** Start INFORMATION PROVIDED **

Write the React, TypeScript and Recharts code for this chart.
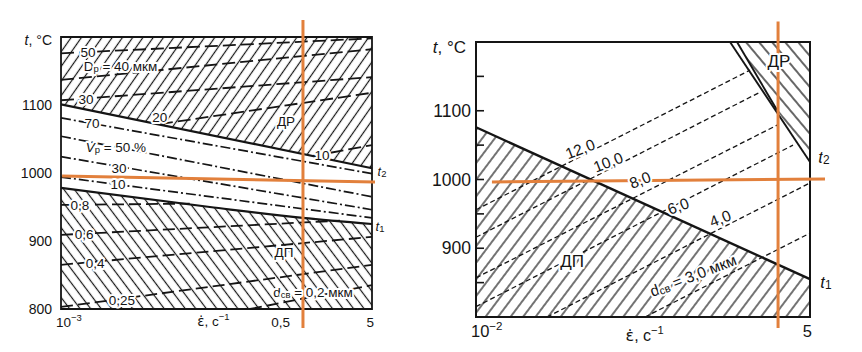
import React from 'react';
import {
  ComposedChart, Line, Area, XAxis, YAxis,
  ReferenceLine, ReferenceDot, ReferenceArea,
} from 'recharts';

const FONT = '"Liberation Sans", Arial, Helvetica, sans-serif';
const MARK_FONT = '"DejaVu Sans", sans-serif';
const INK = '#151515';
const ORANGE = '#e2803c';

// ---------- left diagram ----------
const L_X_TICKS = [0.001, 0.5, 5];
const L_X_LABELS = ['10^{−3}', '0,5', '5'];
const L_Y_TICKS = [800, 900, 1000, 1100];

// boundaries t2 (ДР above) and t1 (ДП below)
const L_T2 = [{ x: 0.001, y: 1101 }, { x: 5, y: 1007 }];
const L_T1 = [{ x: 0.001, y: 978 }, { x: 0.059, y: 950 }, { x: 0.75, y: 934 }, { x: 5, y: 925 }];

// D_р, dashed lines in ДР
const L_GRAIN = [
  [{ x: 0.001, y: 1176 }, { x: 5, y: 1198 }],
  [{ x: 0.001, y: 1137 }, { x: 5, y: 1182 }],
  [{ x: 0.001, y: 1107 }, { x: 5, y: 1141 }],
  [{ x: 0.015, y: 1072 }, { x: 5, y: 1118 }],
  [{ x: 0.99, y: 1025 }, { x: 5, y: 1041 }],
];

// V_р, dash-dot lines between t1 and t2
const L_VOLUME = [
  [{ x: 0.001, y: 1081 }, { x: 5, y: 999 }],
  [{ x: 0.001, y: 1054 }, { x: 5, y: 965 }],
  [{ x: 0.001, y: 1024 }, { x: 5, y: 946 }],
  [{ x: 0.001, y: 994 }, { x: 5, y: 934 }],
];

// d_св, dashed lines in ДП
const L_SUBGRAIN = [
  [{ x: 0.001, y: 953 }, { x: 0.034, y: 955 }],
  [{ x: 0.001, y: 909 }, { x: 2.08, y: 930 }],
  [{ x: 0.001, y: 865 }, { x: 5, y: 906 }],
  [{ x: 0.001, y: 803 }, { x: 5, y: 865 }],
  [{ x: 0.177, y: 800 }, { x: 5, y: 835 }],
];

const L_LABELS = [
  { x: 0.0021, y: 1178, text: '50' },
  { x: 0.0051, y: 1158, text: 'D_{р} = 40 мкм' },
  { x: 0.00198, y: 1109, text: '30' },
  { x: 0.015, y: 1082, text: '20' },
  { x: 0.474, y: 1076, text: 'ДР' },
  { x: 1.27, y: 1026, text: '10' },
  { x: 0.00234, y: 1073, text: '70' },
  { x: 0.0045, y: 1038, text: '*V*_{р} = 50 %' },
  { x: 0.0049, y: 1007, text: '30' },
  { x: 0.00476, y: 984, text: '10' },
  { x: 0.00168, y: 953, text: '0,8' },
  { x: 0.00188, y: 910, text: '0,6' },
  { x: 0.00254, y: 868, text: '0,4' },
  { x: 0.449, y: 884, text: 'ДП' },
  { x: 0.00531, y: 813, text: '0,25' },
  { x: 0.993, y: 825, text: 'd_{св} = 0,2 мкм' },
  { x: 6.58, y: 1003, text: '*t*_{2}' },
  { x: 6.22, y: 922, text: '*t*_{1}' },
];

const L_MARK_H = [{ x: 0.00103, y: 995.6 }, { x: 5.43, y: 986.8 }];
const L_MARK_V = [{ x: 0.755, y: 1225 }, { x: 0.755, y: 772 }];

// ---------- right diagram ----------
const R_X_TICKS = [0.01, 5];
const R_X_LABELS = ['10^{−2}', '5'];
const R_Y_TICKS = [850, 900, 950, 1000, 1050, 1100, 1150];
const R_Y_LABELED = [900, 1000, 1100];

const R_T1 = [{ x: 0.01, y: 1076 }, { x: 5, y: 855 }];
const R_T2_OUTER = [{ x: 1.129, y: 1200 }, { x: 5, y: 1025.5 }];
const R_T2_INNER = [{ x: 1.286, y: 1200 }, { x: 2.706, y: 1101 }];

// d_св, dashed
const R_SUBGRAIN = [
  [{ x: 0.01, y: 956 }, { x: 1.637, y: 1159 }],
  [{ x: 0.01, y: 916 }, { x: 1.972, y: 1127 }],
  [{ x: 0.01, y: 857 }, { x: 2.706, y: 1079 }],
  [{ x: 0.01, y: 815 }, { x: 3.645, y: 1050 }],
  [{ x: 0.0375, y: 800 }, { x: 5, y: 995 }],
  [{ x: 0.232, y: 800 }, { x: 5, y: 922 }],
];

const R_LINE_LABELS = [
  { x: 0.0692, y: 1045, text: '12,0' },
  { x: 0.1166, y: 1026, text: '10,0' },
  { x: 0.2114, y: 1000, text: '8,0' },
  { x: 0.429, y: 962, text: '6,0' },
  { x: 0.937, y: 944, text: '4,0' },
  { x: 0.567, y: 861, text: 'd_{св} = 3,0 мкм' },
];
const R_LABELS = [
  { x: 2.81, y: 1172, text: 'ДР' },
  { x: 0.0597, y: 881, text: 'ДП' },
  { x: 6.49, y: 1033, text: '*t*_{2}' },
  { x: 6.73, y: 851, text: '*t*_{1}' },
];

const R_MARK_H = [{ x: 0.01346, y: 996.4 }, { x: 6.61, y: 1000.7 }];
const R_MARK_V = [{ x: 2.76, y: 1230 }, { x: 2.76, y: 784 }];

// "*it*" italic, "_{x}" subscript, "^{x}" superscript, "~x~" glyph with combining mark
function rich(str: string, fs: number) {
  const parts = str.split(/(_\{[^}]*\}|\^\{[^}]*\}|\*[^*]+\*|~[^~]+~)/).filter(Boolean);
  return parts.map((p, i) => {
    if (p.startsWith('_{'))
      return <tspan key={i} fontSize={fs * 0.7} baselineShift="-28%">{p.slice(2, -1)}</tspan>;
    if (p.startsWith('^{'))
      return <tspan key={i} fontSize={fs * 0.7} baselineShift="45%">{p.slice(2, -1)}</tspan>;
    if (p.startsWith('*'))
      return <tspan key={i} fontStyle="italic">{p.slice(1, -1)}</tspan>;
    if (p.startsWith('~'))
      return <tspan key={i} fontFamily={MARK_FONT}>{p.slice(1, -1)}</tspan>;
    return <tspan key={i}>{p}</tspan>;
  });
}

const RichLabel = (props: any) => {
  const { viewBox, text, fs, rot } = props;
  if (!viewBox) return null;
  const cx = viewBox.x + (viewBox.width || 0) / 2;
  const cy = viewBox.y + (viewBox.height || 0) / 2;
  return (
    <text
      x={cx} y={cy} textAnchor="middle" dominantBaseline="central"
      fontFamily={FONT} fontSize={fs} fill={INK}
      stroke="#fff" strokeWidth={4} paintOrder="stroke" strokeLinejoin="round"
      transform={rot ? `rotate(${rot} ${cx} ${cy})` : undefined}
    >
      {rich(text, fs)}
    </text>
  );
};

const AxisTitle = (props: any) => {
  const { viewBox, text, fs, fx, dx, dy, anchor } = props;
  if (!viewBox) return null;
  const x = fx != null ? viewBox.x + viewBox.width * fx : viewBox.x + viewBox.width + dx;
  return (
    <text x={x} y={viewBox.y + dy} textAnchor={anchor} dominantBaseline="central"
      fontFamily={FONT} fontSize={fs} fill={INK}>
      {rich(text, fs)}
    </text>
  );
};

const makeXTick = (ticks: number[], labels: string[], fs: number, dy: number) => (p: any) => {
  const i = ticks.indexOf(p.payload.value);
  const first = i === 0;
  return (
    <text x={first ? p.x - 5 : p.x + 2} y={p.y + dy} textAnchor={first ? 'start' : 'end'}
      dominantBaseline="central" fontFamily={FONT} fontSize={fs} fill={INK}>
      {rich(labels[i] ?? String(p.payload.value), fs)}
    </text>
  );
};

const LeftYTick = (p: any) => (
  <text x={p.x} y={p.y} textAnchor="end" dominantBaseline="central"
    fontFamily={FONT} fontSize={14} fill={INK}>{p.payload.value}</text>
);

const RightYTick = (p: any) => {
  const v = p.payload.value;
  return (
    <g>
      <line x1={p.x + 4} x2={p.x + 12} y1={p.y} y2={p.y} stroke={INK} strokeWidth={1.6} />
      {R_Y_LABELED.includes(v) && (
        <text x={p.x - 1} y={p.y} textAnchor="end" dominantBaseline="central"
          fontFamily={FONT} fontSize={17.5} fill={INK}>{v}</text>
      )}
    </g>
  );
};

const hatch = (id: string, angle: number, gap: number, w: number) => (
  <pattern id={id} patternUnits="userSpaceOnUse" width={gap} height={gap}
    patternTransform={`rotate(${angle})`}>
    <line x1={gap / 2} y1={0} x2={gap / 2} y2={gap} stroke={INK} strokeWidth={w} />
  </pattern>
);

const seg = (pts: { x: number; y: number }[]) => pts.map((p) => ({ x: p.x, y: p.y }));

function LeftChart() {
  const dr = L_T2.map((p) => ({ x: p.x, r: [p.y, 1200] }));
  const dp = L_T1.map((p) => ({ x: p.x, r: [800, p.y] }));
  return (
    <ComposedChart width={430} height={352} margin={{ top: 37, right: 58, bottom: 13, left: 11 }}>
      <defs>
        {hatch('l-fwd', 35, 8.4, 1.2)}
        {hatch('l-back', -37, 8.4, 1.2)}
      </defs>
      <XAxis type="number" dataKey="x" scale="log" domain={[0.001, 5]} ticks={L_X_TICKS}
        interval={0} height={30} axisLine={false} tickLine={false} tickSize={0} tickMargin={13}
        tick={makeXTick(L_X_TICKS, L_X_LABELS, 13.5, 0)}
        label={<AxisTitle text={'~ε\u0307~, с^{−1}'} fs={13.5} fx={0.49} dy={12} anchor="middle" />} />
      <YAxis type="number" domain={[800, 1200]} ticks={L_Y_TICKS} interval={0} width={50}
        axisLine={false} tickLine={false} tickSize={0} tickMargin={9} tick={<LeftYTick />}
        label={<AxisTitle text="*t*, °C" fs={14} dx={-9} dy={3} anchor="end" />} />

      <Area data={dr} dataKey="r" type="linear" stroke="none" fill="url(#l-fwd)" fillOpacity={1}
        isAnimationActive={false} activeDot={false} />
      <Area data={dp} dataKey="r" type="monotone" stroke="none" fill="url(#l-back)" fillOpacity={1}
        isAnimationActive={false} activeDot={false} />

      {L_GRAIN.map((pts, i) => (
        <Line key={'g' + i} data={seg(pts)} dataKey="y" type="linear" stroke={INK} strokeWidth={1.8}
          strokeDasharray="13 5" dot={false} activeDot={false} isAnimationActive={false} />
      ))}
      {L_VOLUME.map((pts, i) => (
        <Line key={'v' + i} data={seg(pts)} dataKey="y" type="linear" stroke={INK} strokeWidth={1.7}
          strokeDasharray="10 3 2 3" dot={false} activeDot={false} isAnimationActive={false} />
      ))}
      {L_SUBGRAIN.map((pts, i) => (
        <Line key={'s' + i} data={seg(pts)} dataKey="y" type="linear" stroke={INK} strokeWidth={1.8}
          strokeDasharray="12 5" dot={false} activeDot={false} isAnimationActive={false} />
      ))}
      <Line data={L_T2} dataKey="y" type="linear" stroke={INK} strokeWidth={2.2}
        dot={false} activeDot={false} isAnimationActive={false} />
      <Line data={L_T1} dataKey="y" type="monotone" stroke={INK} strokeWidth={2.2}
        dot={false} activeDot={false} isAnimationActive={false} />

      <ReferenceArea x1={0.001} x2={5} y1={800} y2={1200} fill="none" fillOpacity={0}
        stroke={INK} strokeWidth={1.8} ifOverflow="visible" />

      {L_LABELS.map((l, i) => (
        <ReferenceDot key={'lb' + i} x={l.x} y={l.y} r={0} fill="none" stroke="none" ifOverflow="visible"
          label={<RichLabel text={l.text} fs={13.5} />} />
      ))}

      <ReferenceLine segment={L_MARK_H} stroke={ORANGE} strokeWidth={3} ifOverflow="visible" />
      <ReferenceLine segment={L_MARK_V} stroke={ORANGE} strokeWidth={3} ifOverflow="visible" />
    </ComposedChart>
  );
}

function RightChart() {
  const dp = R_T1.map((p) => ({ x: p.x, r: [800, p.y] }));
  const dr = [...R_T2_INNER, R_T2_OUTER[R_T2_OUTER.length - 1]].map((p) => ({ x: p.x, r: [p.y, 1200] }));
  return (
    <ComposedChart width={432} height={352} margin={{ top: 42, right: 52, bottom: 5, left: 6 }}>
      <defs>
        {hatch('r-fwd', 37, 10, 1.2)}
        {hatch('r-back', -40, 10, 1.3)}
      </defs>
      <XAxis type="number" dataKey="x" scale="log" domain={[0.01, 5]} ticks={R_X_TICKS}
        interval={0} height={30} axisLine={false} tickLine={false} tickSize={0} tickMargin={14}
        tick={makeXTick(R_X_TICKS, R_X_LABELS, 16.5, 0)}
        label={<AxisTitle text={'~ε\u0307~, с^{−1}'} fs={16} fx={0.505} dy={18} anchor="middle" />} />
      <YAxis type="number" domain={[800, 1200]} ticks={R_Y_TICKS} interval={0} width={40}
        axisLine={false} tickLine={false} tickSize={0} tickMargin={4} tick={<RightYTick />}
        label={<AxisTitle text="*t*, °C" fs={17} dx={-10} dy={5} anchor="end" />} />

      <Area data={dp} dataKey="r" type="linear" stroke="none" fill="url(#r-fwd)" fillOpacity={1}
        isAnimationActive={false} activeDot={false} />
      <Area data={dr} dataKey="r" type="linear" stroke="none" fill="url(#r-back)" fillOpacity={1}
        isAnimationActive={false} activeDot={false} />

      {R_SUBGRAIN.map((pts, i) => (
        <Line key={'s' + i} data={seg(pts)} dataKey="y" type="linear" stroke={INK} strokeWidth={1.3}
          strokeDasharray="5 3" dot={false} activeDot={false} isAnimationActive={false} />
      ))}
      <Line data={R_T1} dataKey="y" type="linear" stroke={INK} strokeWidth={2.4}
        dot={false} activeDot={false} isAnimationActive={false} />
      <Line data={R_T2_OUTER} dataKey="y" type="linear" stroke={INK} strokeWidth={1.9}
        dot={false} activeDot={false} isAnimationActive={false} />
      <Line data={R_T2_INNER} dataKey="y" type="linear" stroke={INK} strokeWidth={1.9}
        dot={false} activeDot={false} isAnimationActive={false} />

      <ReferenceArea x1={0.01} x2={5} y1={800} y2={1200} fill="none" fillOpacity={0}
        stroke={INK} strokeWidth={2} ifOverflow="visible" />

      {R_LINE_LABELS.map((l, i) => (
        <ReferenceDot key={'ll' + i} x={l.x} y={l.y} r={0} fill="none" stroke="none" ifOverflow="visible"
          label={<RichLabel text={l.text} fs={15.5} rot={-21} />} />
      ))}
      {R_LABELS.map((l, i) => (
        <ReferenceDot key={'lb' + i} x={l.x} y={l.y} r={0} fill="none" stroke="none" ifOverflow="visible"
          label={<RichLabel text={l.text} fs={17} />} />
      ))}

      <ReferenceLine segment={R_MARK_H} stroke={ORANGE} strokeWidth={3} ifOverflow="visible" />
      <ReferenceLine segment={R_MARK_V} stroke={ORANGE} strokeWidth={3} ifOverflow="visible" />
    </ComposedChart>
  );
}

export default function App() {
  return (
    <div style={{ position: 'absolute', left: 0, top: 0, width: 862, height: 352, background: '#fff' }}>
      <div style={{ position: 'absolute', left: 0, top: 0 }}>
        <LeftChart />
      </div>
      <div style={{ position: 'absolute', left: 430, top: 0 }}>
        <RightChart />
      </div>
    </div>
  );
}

** End INFORMATION PROVIDED **

■ WHAT YOU ARE ASKED TO DO: Give back exactly the lines from the first line of the data through the line with "0.001, y: 978", pictures excluded.

■ RESPONSE TO THE EXERCISE:
Write the React, TypeScript and Recharts code for this chart.
import React from 'react';
import {
  ComposedChart, Line, Area, XAxis, YAxis,
  ReferenceLine, ReferenceDot, ReferenceArea,
} from 'recharts';

const FONT = '"Liberation Sans", Arial, Helvetica, sans-serif';
const MARK_FONT = '"DejaVu Sans", sans-serif';
const INK = '#151515';
const ORANGE = '#e2803c';

// ---------- left diagram ----------
const L_X_TICKS = [0.001, 0.5, 5];
const L_X_LABELS = ['10^{−3}', '0,5', '5'];
const L_Y_TICKS = [800, 900, 1000, 1100];

// boundaries t2 (ДР above) and t1 (ДП below)
const L_T2 = [{ x: 0.001, y: 1101 }, { x: 5, y: 1007 }];
const L_T1 = [{ x: 0.001, y: 978 }, { x: 0.059, y: 950 }, { x: 0.75, y: 934 }, { x: 5, y: 925 }];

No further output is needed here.